# Extracted entries:
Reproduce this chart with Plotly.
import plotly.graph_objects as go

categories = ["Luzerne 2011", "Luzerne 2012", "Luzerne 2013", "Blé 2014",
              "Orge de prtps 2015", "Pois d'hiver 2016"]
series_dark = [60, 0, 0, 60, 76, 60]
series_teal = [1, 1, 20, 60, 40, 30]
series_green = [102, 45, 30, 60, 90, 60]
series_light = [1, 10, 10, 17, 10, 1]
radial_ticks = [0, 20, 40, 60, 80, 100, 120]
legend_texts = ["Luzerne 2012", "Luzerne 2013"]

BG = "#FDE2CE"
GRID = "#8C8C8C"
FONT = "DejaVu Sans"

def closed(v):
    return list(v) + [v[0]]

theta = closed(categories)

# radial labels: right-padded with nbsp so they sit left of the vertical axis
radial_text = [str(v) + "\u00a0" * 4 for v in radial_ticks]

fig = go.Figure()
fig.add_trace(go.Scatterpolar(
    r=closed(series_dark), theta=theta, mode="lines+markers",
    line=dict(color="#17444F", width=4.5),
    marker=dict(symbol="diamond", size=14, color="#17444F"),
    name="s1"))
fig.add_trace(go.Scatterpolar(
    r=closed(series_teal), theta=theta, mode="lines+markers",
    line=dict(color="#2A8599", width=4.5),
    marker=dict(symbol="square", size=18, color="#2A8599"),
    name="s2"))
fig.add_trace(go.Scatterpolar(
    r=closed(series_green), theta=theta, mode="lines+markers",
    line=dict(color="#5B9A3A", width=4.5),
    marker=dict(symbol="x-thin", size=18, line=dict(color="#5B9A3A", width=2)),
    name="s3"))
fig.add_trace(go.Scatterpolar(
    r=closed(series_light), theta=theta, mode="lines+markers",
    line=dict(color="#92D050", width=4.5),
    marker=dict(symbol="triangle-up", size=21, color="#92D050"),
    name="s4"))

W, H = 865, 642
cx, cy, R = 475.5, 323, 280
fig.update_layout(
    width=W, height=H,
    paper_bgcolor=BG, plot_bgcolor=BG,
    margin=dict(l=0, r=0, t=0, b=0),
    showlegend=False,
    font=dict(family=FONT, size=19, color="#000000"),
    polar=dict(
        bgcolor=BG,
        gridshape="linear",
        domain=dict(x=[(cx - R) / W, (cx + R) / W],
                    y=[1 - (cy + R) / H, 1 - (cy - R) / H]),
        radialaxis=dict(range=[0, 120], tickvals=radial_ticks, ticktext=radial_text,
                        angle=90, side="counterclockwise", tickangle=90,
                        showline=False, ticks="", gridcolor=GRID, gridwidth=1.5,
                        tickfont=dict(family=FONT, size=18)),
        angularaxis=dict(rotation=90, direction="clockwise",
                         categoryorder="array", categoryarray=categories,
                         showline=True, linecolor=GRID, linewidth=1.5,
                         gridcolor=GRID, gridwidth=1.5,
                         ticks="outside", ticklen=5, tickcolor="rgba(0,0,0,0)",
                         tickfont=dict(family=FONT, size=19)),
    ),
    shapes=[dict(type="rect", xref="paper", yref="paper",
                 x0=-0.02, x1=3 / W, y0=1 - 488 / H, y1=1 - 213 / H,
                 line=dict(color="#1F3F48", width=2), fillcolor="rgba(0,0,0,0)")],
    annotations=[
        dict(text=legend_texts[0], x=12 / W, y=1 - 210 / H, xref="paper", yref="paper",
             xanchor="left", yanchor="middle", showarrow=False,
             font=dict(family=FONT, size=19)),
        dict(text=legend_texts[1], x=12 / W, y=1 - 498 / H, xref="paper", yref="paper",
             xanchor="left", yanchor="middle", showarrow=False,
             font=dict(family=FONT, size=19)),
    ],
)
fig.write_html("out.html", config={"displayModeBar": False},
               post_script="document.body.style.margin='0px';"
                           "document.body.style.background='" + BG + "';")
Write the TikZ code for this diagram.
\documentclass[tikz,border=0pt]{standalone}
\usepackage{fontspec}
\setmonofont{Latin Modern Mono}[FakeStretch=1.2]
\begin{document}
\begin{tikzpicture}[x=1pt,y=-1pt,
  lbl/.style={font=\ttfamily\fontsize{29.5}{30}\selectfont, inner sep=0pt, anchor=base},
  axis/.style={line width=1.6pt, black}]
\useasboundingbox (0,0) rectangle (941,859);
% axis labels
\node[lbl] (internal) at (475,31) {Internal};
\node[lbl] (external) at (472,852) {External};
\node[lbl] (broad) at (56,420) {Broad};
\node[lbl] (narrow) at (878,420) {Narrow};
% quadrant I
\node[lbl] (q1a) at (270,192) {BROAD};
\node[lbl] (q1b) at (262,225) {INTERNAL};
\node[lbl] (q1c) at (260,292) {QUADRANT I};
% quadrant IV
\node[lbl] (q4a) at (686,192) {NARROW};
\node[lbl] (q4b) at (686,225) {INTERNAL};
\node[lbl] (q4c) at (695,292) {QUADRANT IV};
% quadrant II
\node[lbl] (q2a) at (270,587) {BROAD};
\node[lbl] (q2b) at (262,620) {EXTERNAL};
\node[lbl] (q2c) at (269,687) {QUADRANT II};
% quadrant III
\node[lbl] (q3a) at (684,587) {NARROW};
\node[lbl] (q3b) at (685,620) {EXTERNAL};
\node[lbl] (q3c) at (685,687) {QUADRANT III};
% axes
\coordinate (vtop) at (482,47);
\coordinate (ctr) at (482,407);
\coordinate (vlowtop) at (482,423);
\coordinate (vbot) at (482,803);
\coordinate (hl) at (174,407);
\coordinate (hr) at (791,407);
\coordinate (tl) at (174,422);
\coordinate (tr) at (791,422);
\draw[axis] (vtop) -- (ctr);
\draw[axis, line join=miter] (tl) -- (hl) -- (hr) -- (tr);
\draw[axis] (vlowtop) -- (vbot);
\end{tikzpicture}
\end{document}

# Challenge:
Print, unaltered, every line from the beginning of the material down to the line with "import plotly.graph_objects as go".

# Written answer:
Reproduce this chart with Plotly.
import plotly.graph_objects as go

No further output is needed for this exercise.